I switched out my whole yard to zoysia (which is one of those creeping vine grasses like Bermuda). I picked it over Bermuda because it grows in thicker. I went from watering at least once a week to maybe once or twice a year if at all. That is in a area with an ok amount of rain.

I liked this type of grass as it grows relatively slowly which means about half the amount of mowing needed to be done. Low water (less than Bermuda), kills most weeds (less pesticides and weed killers), less mowing, those are the upsides. Downsides are turns yellow in October and does not turn green until the end of april (not HOA friendly), and like most creeping vine grasses is invasive and hard to get rid of if you do not like it, it also grows very poorly in shaded areas. Aggressive trimming is also needed when it reaches walkways, streets, driveways, and the side of your house.

I also spent a good amount of time building up a decent bed for the grass to grow in with mulching and proper aeration. Another thing I did was to make sure I had a good mix of the correct type of insects, moss, worms, and transplanted from local areas potting soils for other bits in the soil, trying to keep area and the type of grass in mind. As the original builder had scraped off the good stuff, leaving me with clay and rocks and rye grass, then took it to another site before I bought the place. This helped tremendously with the soil. Though I could have done better on my homework with that.

Depending on where you live, what sort of rain you get, and the soil types, this can be a 1 year job or a 10 year job. It really takes time to do.

It also helps with the heat island effect.

But yeah, there's lots of different types of grasses that are OK to have in arid climates. But most lawns in my region (socal) aren't these special grasses. Subterranean irrigation can help too.

Is it potentially a little narrow to frame "one large corporation... profit[ing]" as the main result of consuming the water?

They're also:

- producing useful things

- employing people to do said production (and design the production process, and the thing that's getting produced)

- paying suppliers for the parts that go into the useful things getting produced

Yeah, I agree that my framing was narrow. Corporations of course benefit society.

> paying suppliers for the parts that go into the useful things getting produced

I suspect this is overstated considering how much of these parts likely come from abroad, especially from oppressive countries that subsidize their manufacturing via pollution and pseudo slave labor. But still there are certainly American wholesale and logistics jobs which are supported.

Chip manufacturing benefits from somewhere that has very predictable weather and low/no seismic activity.
Its fucking lawn grass. Its one of the most worthless things in the world and a complete waste of resources. At least chips do something other than sit there wasting water.
I agree. But the idea of asking tens or hundreds of thousands to give up their frivolities so a single corporation can profit strikes a nerve in me, however irrational it may be. I'm not reflexively anti-corporation--corporations are economically necessary--but I guess I'm touchy about the question of whether people exist for corporations or corporations for people.
They can keep their lawn. She’s should just have to pay more money since the water has more valuable uses elsewhere
Itel can also move somewhere else. It's bad coming into a community and telling everyone their water costs more now because you want a lot of it.

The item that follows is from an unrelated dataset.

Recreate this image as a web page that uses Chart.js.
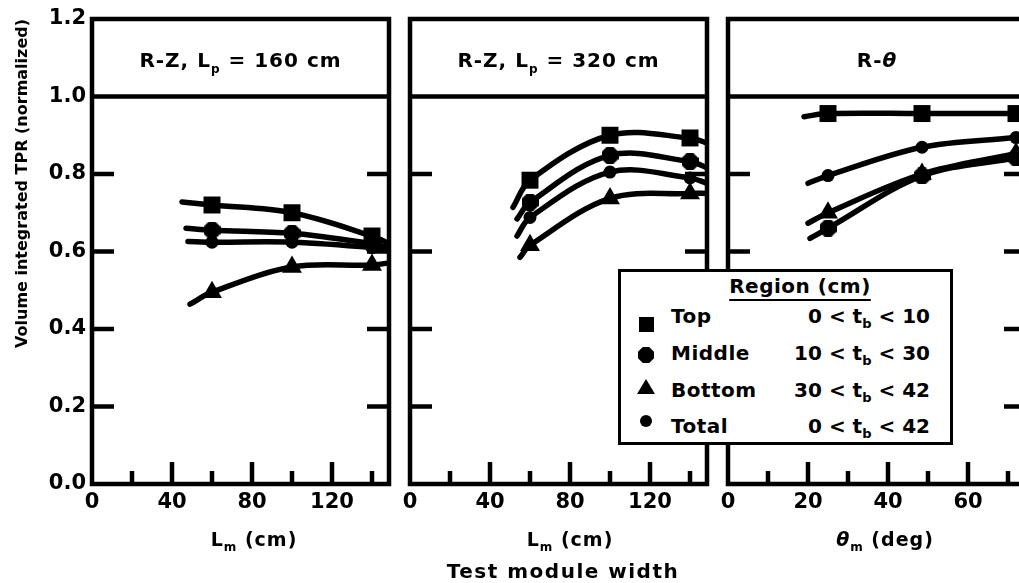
<!DOCTYPE html>
<html>
<head>
<meta charset="utf-8">
<script src="https://cdn.jsdelivr.net/npm/chart.js@4.4.1/dist/chart.umd.min.js"></script>
<style>
  html, body { margin: 0; padding: 0; background: #fff; }
  body { width: 1019px; height: 583px; overflow: hidden; position: relative;
         font-family: "DejaVu Sans", sans-serif; font-weight: bold; color: #000; }
  canvas { position: absolute; top: 0; }
  #legend { position: absolute; left: 618px; top: 269px; width: 335px; height: 176px;
            box-sizing: border-box; border: 3px solid #000; background: #fff;
            font-size: 20px; line-height: 20px; }
  #legend .t { position: absolute; left: 179px; top: 4px; transform: translateX(-50%);
               white-space: nowrap; text-decoration: underline; text-decoration-thickness: 2px;
               text-underline-offset: 6px; letter-spacing: 0.5px; }
  #legend .name { position: absolute; left: 50px; white-space: nowrap; letter-spacing: 0.5px; }
  #legend .range { position: absolute; right: 20px; white-space: nowrap; }
  #legend .sub { font-size: 13px; position: relative; top: 5px; }
  #legend .mk { position: absolute; background: #000; }
  #bottomTitle { position: absolute; left: 563px; top: 561px; transform: translateX(-50%);
                 font-size: 20px; line-height: 20px; letter-spacing: 1.5px; white-space: nowrap; }
</style>
</head>
<body>
<canvas id="rz160" width="400" height="583" style="left:0px"></canvas>
<canvas id="rz320" width="320" height="583" style="left:400px"></canvas>
<canvas id="rtheta" width="320" height="583" style="left:718px"></canvas>
<div id="bottomTitle">Test module width</div>
<div id="legend"></div>
<script>
// regions of the blanket, same order in every panel
const regionNames = ['Top', 'Middle', 'Bottom', 'Total'];
const rangeLow = [0, 10, 30, 0];
const rangeHigh = [10, 30, 42, 42];

const yTicks = [0.0, 0.2, 0.4, 0.6, 0.8, 1.0, 1.2];

// test module widths where the points were computed
const rzModules = [60, 100, 140];
const thetaModules = [25, 48.5, 72];

// R-Z, Lp = 160 cm
const rz160Top    = [0.720, 0.700, 0.640];
const rz160Middle = [0.655, 0.647, 0.620];
const rz160Bottom = [0.495, 0.560, 0.565];
const rz160Total  = [0.624, 0.624, 0.610];
const rz160CurveStart = [[45, 0.728], [47, 0.660], [49, 0.464], [48, 0.626]];
const rz160CurveEnd   = [[148, 0.622], [148, 0.610], [148, 0.570], [148, 0.602]];

// R-Z, Lp = 320 cm
const rz320Top    = [0.784, 0.900, 0.893];
const rz320Middle = [0.727, 0.848, 0.832];
const rz320Bottom = [0.616, 0.737, 0.750];
const rz320Total  = [0.688, 0.805, 0.790];
const rz320CurveStart = [[51.5, 0.714], [53.5, 0.684], [55, 0.585], [53.5, 0.640]];
const rz320CurveEnd   = [[148.5, 0.880], [148.5, 0.816], [148.5, 0.750], [148.5, 0.776]];

// R-theta
const thetaTop    = [0.956, 0.956, 0.956];
const thetaMiddle = [0.660, 0.795, 0.842];
const thetaBottom = [0.700, 0.800, 0.853];
const thetaTotal  = [0.796, 0.869, 0.894];
const thetaCurveStart = [[19, 0.948], [20.5, 0.634], [20, 0.673], [20, 0.776]];
const thetaCurveEnd   = [[74.5, 0.956], [74.5, 0.848], [74.5, 0.860], [74.5, 0.897]];

// panel texts: [text, kind] where kind is '' | 'sub' | 'it'
const rz160Header = [['R-Z, L', ''], ['p', 'sub'], [' = 160 cm', '']];
const rz320Header = [['R-Z, L', ''], ['p', 'sub'], [' = 320 cm', '']];
const thetaHeader = [['R-', ''], ['\u03b8', 'it']];
const lmTitle = [['L', ''], ['m', 'sub'], [' (cm)', '']];
const thetaTitle = [['\u03b8', 'it'], ['m', 'sub'], [' (deg)', '']];
const yTitle = 'Volume integrated TPR (normalized)';

const FONT = '"DejaVu Sans"';

function octagon(size) {
    const c = document.createElement('canvas');
    c.width = size; c.height = size;
    const g = c.getContext('2d');
    const a = size * 0.3;
    g.fillStyle = '#000';
    g.beginPath();
    g.moveTo(a, 0); g.lineTo(size - a, 0); g.lineTo(size, a); g.lineTo(size, size - a);
    g.lineTo(size - a, size); g.lineTo(a, size); g.lineTo(0, size - a); g.lineTo(0, a);
    g.closePath();
    g.fill();
    return c;
}

const markerStyles = ['rect', octagon(17), 'triangle', 'circle'];
const markerRadius = [12, 9, 11.5, 6.5];

function drawRich(ctx, parts, cx, baseline, size) {
    const fontFor = kind => (kind === 'it' ? 'italic ' : '') + 'bold ' +
        (kind === 'sub' ? Math.round(size * 0.62) : size) + 'px ' + FONT;
    let total = 0;
    const widths = parts.map(([t, kind]) => {
        ctx.font = fontFor(kind);
        const w = ctx.measureText(t).width;
        total += w;
        return w;
    });
    let x = cx - total / 2;
    ctx.textAlign = 'left';
    ctx.textBaseline = 'alphabetic';
    ctx.fillStyle = '#000';
    parts.forEach(([t, kind], i) => {
        ctx.font = fontFor(kind);
        ctx.fillText(t, x, baseline + (kind === 'sub' ? size * 0.28 : 0));
        x += widths[i];
    });
}

const panelFrame = {
    id: 'panelFrame',
    beforeDatasetsDraw(chart, args, opts) {
        const { ctx, chartArea: a, scales: { x, y } } = chart;
        ctx.save();
        ctx.strokeStyle = '#000';
        ctx.lineWidth = 4.5;
        ctx.strokeRect(a.left, a.top, a.right - a.left, a.bottom - a.top);
        const yHead = y.getPixelForValue(1.0);
        ctx.beginPath();
        ctx.moveTo(a.left, yHead);
        ctx.lineTo(a.right, yHead);
        // inward ticks on both sides
        y.ticks.forEach(t => {
            if (t.value < 0.1 || t.value > 0.9) return;
            const py = y.getPixelForValue(t.value);
            ctx.moveTo(a.left, py); ctx.lineTo(a.left + 22, py);
            ctx.moveTo(a.right, py); ctx.lineTo(a.right - 22, py);
        });
        x.ticks.forEach(t => {
            if (t.value <= 0) return;
            const px = x.getPixelForValue(t.value);
            const len = Math.abs(t.value % opts.major) < 1e-6 ? 22 : 13;
            ctx.moveTo(px, a.bottom); ctx.lineTo(px, a.bottom - len);
        });
        ctx.stroke();
        ctx.letterSpacing = '1px';
        drawRich(ctx, opts.header, (a.left + a.right) / 2, 67, 20);
        drawRich(ctx, opts.xTitle, x.getPixelForValue(opts.xTitleAt), 546, 19);
        ctx.restore();
    }
};

function regionDatasets(xs, series, starts, ends) {
    return series.map((ys, i) => ({
        label: regionNames[i],
        data: [
            { x: starts[i][0], y: starts[i][1] },
            ...xs.map((x, j) => ({ x, y: ys[j] })),
            { x: ends[i][0], y: ends[i][1] }
        ],
        pointRadius: [0, ...xs.map(() => markerRadius[i]), 0],
        pointStyle: markerStyles[i],
        pointBackgroundColor: '#000',
        pointBorderColor: '#000',
        pointBorderWidth: 0,
        borderColor: '#000',
        borderWidth: 5.5,
        borderCapStyle: 'round',
        tension: 0.35,
        fill: false
    }));
}

function makePanel(id, cfg) {
    return new Chart(document.getElementById(id), {
        type: 'line',
        data: { datasets: cfg.datasets },
        options: {
            responsive: false,
            animation: false,
            devicePixelRatio: 1,
            layout: { padding: cfg.padding },
            plugins: {
                legend: { display: false },
                tooltip: { enabled: false },
                panelFrame: { header: cfg.header, xTitle: cfg.xTitle, xTitleAt: cfg.xTitleAt, major: cfg.major }
            },
            scales: {
                x: {
                    type: 'linear',
                    min: 0,
                    max: cfg.xMax,
                    grid: { display: false, drawTicks: false },
                    border: { display: false },
                    ticks: {
                        stepSize: cfg.step,
                        includeBounds: false,
                        maxRotation: 0,
                        autoSkip: false,
                        padding: 6,
                        color: '#000',
                        font: { family: FONT, weight: 'bold', size: 21 },
                        callback: v => (Math.abs(v % cfg.major) < 1e-6 ? String(v) : '')
                    },
                    afterFit: s => { s.height = 99; s.paddingLeft = 0; s.paddingRight = 0; }
                },
                y: {
                    min: 0,
                    max: 1.2,
                    grid: { display: false, drawTicks: false },
                    border: { display: false },
                    afterBuildTicks: s => { s.ticks = yTicks.map(v => ({ value: v })); },
                    ticks: {
                        display: cfg.showY,
                        padding: 6,
                        color: '#000',
                        font: { family: FONT, weight: 'bold', size: 21 },
                        callback: v => v.toFixed(1)
                    },
                    title: {
                        display: cfg.showY,
                        text: yTitle,
                        align: 'end',
                        color: '#000',
                        padding: { top: 13, bottom: 0 },
                        font: { family: FONT, weight: 'bold', size: 16 }
                    },
                    afterFit: s => { s.width = cfg.showY ? 92 : 0; s.paddingTop = 0; s.paddingBottom = 0; }
                }
            }
        },
        plugins: [panelFrame]
    });
}

makePanel('rz160', {
    datasets: regionDatasets(rzModules, [rz160Top, rz160Middle, rz160Bottom, rz160Total], rz160CurveStart, rz160CurveEnd),
    padding: { top: 19, right: 11, bottom: 0, left: 0 },
    xMax: 148.5, step: 20, major: 40, showY: true,
    header: rz160Header, xTitle: lmTitle, xTitleAt: 81
});

makePanel('rz320', {
    datasets: regionDatasets(rzModules, [rz320Top, rz320Middle, rz320Bottom, rz320Total], rz320CurveStart, rz320CurveEnd),
    padding: { top: 19, right: 13, bottom: 0, left: 10 },
    xMax: 148.5, step: 20, major: 40, showY: false,
    header: rz320Header, xTitle: lmTitle, xTitleAt: 80
});

makePanel('rtheta', {
    datasets: regionDatasets(thetaModules, [thetaTop, thetaMiddle, thetaBottom, thetaTotal], thetaCurveStart, thetaCurveEnd),
    padding: { top: 19, right: 12, bottom: 0, left: 10 },
    xMax: 74.5, step: 10, major: 20, showY: false,
    header: thetaHeader, xTitle: thetaTitle, xTitleAt: 39.25
});

// legend box
const legend = document.getElementById('legend');
const markerCss = [
    'left:18px;top:45px;width:15px;height:15px;',
    'left:17px;top:75px;width:16px;height:16px;clip-path:polygon(30% 0,70% 0,100% 30%,100% 70%,70% 100%,30% 100%,0 70%,0 30%);',
    'left:16px;top:107px;width:18px;height:15px;clip-path:polygon(50% 0,100% 100%,0 100%);',
    'left:19px;top:143px;width:12px;height:12px;border-radius:50%;'
];
const rowTops = [34, 71, 108, 144];
let html = '<div class="t">Region (cm)</div>';
regionNames.forEach((name, i) => {
    html += `<div class="mk" style="${markerCss[i]}"></div>`;
    html += `<div class="name" style="top:${rowTops[i]}px">${name}</div>`;
    html += `<div class="range" style="top:${rowTops[i]}px">${rangeLow[i]} &lt; t<span class="sub">b</span> &lt; ${rangeHigh[i]}</div>`;
});
legend.innerHTML = html;
</script>
</body>
</html>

If anything, Intel should pay them to get rid of their lawn

The article didnt say water prices are increasing. They get most of their water from recycling what they use. Regardless filling a pot of water for pasta would go from a fraction of a penny to a fraction of a penny even if intel increased their water use ten fold
The simple answer is to set the water price so supply matches demand, and let everyone sort out what they prioritize.

I don't expect this to happen.

What sacrifice are people making when the water is recycled?
I was responding to the implication that people should reduce their water consumption for this facility.